┌────────
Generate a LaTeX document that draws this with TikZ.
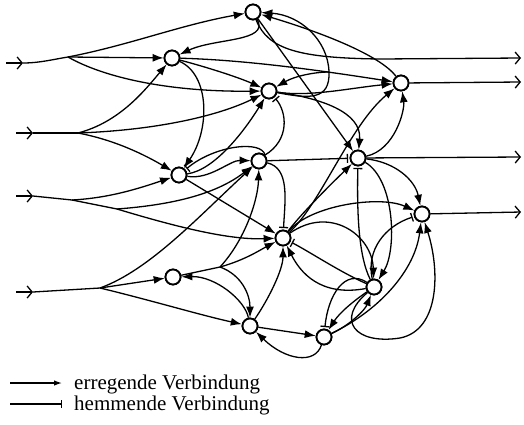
\documentclass[tikz,border=0pt]{standalone}
\usepackage{fontspec}
\setmainfont{Liberation Serif}
\usetikzlibrary{arrows.meta}
\begin{document}
\begin{tikzpicture}[x=1bp,y=-1bp,
  neuron/.style={circle,draw,line width=1.8bp,fill=white,minimum size=15bp,inner sep=0pt},
  wire/.style={line width=1.3bp},
  exc/.style={wire,-{Latex[length=11bp,width=8bp]}},
  inh/.style={wire,-{Bar[width=9bp,line width=1.3bp]},shorten >=1.5bp},
  inarrow/.style={wire,-{Straight Barb[length=5bp,width=12bp,line width=1.3bp]}},
  lab/.style={font=\fontsize{21bp}{22bp}\selectfont,anchor=base west,inner sep=0pt}
]
\useasboundingbox (0,0) rectangle (524,424);

% neurons
\node[neuron] (A) at (253,12) {};
\node[neuron] (B) at (172,58) {};
\node[neuron] (C) at (269,91) {};
\node[neuron] (D) at (401,83) {};
\node[neuron] (E) at (179,175) {};
\node[neuron] (F) at (259,161) {};
\node[neuron] (G) at (358,158) {};
\node[neuron] (H) at (422,214) {};
\node[neuron] (I) at (283,238) {};
\node[neuron] (J) at (173,277) {};
\node[neuron] (K) at (374,287) {};
\node[neuron] (L) at (250,326) {};
\node[neuron] (M) at (324,337) {};

% input lines
\coordinate (s1) at (6,63);   \coordinate (c1) at (23,63);  \coordinate (b1) at (68,57);
\coordinate (s2) at (16,133); \coordinate (c2) at (33,133); \coordinate (b2) at (78,133);
\coordinate (s3) at (16,196); \coordinate (c3) at (33,196); \coordinate (b3) at (72,200); \coordinate (b3b) at (117,209);
\coordinate (s4) at (16,292); \coordinate (c4) at (33,292); \coordinate (b4) at (100,288);
\coordinate (jb) at (220,267);
\coordinate (arc) at (329,72);

\draw[inarrow] (s1) -- (c1);
\draw[wire] (c1) .. controls (40,63) and (55,59) .. (b1);
\draw[exc] (b1) .. controls (130,45) and (180,25) .. (A);
\draw[exc] (b1) -- (B);
\draw[exc] (b1) .. controls (105,78) and (170,92) .. (C);

\draw[inarrow] (s2) -- (c2);
\draw[wire] (c2) -- (b2);
\draw[exc] (b2) .. controls (120,122) and (145,90) .. (B);
\draw[exc] (b2) .. controls (160,130) and (220,115) .. (C);
\draw[exc] (b2) .. controls (115,140) and (145,155) .. (E);

\draw[inarrow] (s3) -- (c3);
\draw[wire] (c3) -- (b3);
\draw[exc] (b3) .. controls (110,198) and (140,188) .. (E);
\draw[wire] (b3) -- (b3b);
\draw[exc] (b3b) .. controls (170,205) and (215,195) .. (F);
\draw[exc] (b3b) .. controls (180,228) and (230,240) .. (I);

\draw[inarrow] (s4) -- (c4);
\draw[wire] (c4) -- (b4);
\draw[exc] (b4) -- (J);
\draw[exc] (b4) .. controls (150,300) and (200,315) .. (L);
\draw[exc] (b4) .. controls (150,270) and (200,215) .. (F);

% outputs
\coordinate (o1) at (521,58); \coordinate (o2) at (521,82);
\coordinate (o3) at (521,157); \coordinate (o4) at (521,212);
\draw[inarrow] (A) .. controls (268,50) and (300,58) .. (380,59) -- (o1);
\draw[inarrow] (D) -- (o2);
\draw[inarrow] (G) -- (o3);
\draw[inarrow] (H) -- (o4);

% A, B, C, D
\draw[exc] (A) .. controls (270,42) and (215,38) .. (B);
\draw[exc] (A) -- (G);
\draw[exc] (D) .. controls (380,55) and (320,32) .. (A);
\draw[wire] (C) .. controls (310,99) and (330,100) .. (arc);
\draw[exc] (arc) .. controls (328,40) and (300,15) .. (A);
\draw[exc] (arc) .. controls (315,72) and (295,76) .. (C);
\draw[exc] (C) .. controls (310,97) and (350,88) .. (D);
\draw[exc] (C) .. controls (320,98) and (362,112) .. (G);
\draw[exc] (B) .. controls (210,68) and (240,78) .. (C);
\draw[exc] (B) .. controls (250,60) and (330,72) .. (D);
\draw[exc] (B) .. controls (210,75) and (210,130) .. (E);

% E, F
\draw[exc] (E) .. controls (215,170) and (245,130) .. (C);
\draw[exc] (E) .. controls (210,180) and (230,160) .. (F);
\draw[exc] (E) -- (I);
\draw[inh] (F.north east) .. controls (262,140) and (215,145) .. (E);
\draw[inh] (F.north east) .. controls (290,140) and (287,112) .. (C);
\draw[inh] (F) -- (G);
\draw[inh] (F) .. controls (290,168) and (285,200) .. (I);

% G
\draw[exc] (G) .. controls (395,150) and (405,110) .. (D);
\draw[exc] (G) .. controls (395,162) and (415,180) .. (H);
\draw[exc] (G) .. controls (395,180) and (397,250) .. (K);

% I
\draw[exc] (I) .. controls (300,215) and (330,185) .. (G);
\draw[exc] (I) .. controls (320,205) and (350,125) .. (D);
\draw[exc] (I) .. controls (310,205) and (380,195) .. (H);
\draw[exc] (I) .. controls (330,205) and (372,235) .. (K);

% K
\draw[inh] (K) .. controls (340,272) and (310,252) .. (I);
\draw[exc] (K) .. controls (320,297) and (300,272) .. (I);
\draw[inh] (K) .. controls (358,255) and (357,210) .. (G);
\draw[inh] (K) .. controls (366,250) and (385,226) .. (H);
\draw[inh] (K) .. controls (345,268) and (328,295) .. (M);
\draw[exc] (K) .. controls (355,300) and (340,312) .. (M);
\draw[exc] (K) .. controls (335,320) and (355,345) .. (400,338) .. controls (440,330) and (440,270) .. (H);

% M
\draw[exc] (M) .. controls (350,325) and (365,310) .. (K);
\draw[exc] (M) .. controls (380,310) and (415,270) .. (H);
\draw[exc] (M) .. controls (315,365) and (285,360) .. (L);

% L, J
\draw[exc] (L) -- (M);
\draw[exc] (L) .. controls (245,300) and (215,276) .. (J);
\draw[exc] (L) .. controls (268,300) and (283,270) .. (I);
\draw[wire] (J) -- (jb);
\draw[exc] (jb) .. controls (245,260) and (260,250) .. (I);
\draw[exc] (jb) .. controls (245,240) and (258,200) .. (F);
\draw[exc] (jb) .. controls (242,275) and (250,295) .. (L);

% redraw neurons on top
\foreach \n in {A,B,C,D,E,F,G,H,I,J,K,L,M} \node[neuron] at (\n) {};

% legend
\coordinate (l1a) at (10,383); \coordinate (l1b) at (62,383);
\coordinate (l2a) at (10,404); \coordinate (l2b) at (62,404);
\draw[wire,-{Latex[length=8bp,width=5.5bp]}] (l1a) -- (l1b);
\draw[wire,-{Bar[width=8bp,line width=1.3bp]}] (l2a) -- (l2b);
\node[lab] (t1) at (74,389) {erregende Verbindung};
\node[lab] (t2) at (74,410) {hemmende Verbindung};
\end{tikzpicture}
\end{document}
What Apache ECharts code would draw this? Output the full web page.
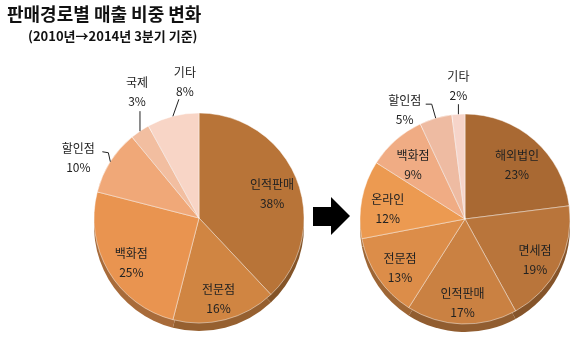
<!DOCTYPE html>
<html><head><meta charset="utf-8">
<script src="https://cdn.jsdelivr.net/npm/echarts@6/dist/echarts.min.js"></script>
<style>html,body{margin:0;padding:0;background:#fff}#c{width:580px;height:339px}</style>
</head><body><div id="c"></div>
<script>
// ---- data ----
const leftNames = ['인적판매','전문점','백화점','할인점','국제','기타'];
const leftValues = [38,16,25,10,3,8];
const leftColors = ['#B87438','#D08542','#E99450','#F0A878','#F2BEA0','#F8D5C6'];

const rightNames = ['해외법인','면세점','인적판매','전문점','온라인','백화점','할인점','기타'];
const rightValues = [23,19,17,13,12,9,5,2];
const rightColors = ['#A96933','#B9753B','#CA8142','#DC8D49','#EC9A51','#F0AC84','#EEBBA2','#F6D4C9'];

// outside-label leader styling (offsets relative to slice edge): [lineEndDx, lineEndDy, elbowDx, elbowDy, labelDx, labelDy]
const leftOutside = {
  '할인점':[-8,-10,-2,-9,-32,-4],
  '국제':[0,-20,0,-20,-3,-39],
  '기타':[6,-17,6,-17,12,-34]
};
const rightOutside = {
  '할인점':[-10,-14,-4,-14,-31,-8],
  '기타':[0,-10,0,-10,0,-28]
};

const titleText = '판매경로별 매출 비중 변화';
const subText = '(2010년→2014년 3분기 기준)';

// ---- helpers ----
const FONT = '"Noto Sans CJK KR", "Noto Sans", sans-serif';
function darken(hex, f){
  const n = parseInt(hex.slice(1),16);
  const r = Math.round(((n>>16)&255)*f), g = Math.round(((n>>8)&255)*f), b = Math.round((n&255)*f);
  return 'rgb('+r+','+g+','+b+')';
}
function pieSeries(names, values, colors, outside, center, R){
  const depth = 8;
  const base = {
    type:'pie', startAngle:90, clockwise:true, animation:false, silent:true,
    avoidLabelOverlap:false
  };
  const side = Object.assign({}, base, {
    center:[center[0], center[1]+depth], radius:R, z:1,
    label:{show:false}, labelLine:{show:false},
    data: names.map((n,i)=>({name:n, value:values[i], itemStyle:{color:darken(colors[i],0.72)}}))
  });
  const top = Object.assign({}, base, {
    center:center, radius:R, z:2,
    label:{show:false}, labelLine:{show:false},
    itemStyle:{borderColor:'rgba(255,255,255,0.45)', borderWidth:1},
    data: names.map((n,i)=>({name:n, value:values[i], itemStyle:{color:colors[i]}}))
  });
  const labels = Object.assign({}, base, {
    center:center, radius:[R*0.44, R], z:3,
    itemStyle:{color:'rgba(0,0,0,0)'},
    label:{show:true, position:'inside', formatter:'{b}\n{c}%', color:'#222',
      fontFamily:FONT, fontSize:12, lineHeight:19},
    labelLine:{show:false},
    labelLayout: function(p){
      const n = names[p.dataIndex];
      const o = outside[n];
      if(!o) return {dy:5};
      if(!p.labelLinePoints) return {};
      const e = p.labelLinePoints[0];
      return {
        x: e[0]+o[4], y: e[1]+o[5], align:'center', verticalAlign:'middle',
        labelLinePoints:[[e[0],e[1]],[e[0]+o[2],e[1]+o[3]],[e[0]+o[0],e[1]+o[1]]]
      };
    },
    data: names.map((n,i)=>{
      const d = {name:n, value:values[i]};
      if(outside[n]){
        d.label = {position:'outside', color:'#222'};
        d.labelLine = {show:true, length:8, length2:4, smooth:false, lineStyle:{color:'#222', width:1}};
      }
      return d;
    })
  });
  return [side, top, labels];
}

const chart = echarts.init(document.getElementById('c'), null, {renderer:'canvas'});
chart.setOption({
  backgroundColor:'#fff',
  title:[
    {text:titleText, left:2, top:0, textStyle:{fontFamily:FONT, fontSize:18, fontWeight:'bold', color:'#111'}},
    {text:subText, left:23, top:25, textStyle:{fontFamily:FONT, fontSize:13, fontWeight:'bold', color:'#111'}}
  ],
  graphic:[{
    type:'polygon', z:10,
    shape:{points:[[313,207],[331,207],[331,197],[350,216],[331,235],[331,226],[313,226]]},
    style:{fill:'#000'}
  }],
  series: [].concat(
    pieSeries(leftNames, leftValues, leftColors, leftOutside, [199,218], 105),
    pieSeries(rightNames, rightValues, rightColors, rightOutside, [465,219], 105)
  )
});
</script></body></html>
└────────
TASK GOAL:
Only the lines from the one with "What Apache ECharts" down to the one with "const subText = '(2010년→2014년 3분기 기준)';" belong in your copy, both ends included; write them out exactly and skip any pictures.

OUTPUT FOR THIS TASK:
What Apache ECharts code would draw this? Output the full web page.
<!DOCTYPE html>
<html><head><meta charset="utf-8">
<script src="https://cdn.jsdelivr.net/npm/echarts@6/dist/echarts.min.js"></script>
<style>html,body{margin:0;padding:0;background:#fff}#c{width:580px;height:339px}</style>
</head><body><div id="c"></div>
<script>
// ---- data ----
const leftNames = ['인적판매','전문점','백화점','할인점','국제','기타'];
const leftValues = [38,16,25,10,3,8];
const leftColors = ['#B87438','#D08542','#E99450','#F0A878','#F2BEA0','#F8D5C6'];

const rightNames = ['해외법인','면세점','인적판매','전문점','온라인','백화점','할인점','기타'];
const rightValues = [23,19,17,13,12,9,5,2];
const rightColors = ['#A96933','#B9753B','#CA8142','#DC8D49','#EC9A51','#F0AC84','#EEBBA2','#F6D4C9'];

// outside-label leader styling (offsets relative to slice edge): [lineEndDx, lineEndDy, elbowDx, elbowDy, labelDx, labelDy]
const leftOutside = {
  '할인점':[-8,-10,-2,-9,-32,-4],
  '국제':[0,-20,0,-20,-3,-39],
  '기타':[6,-17,6,-17,12,-34]
};
const rightOutside = {
  '할인점':[-10,-14,-4,-14,-31,-8],
  '기타':[0,-10,0,-10,0,-28]
};

const titleText = '판매경로별 매출 비중 변화';
const subText = '(2010년→2014년 3분기 기준)';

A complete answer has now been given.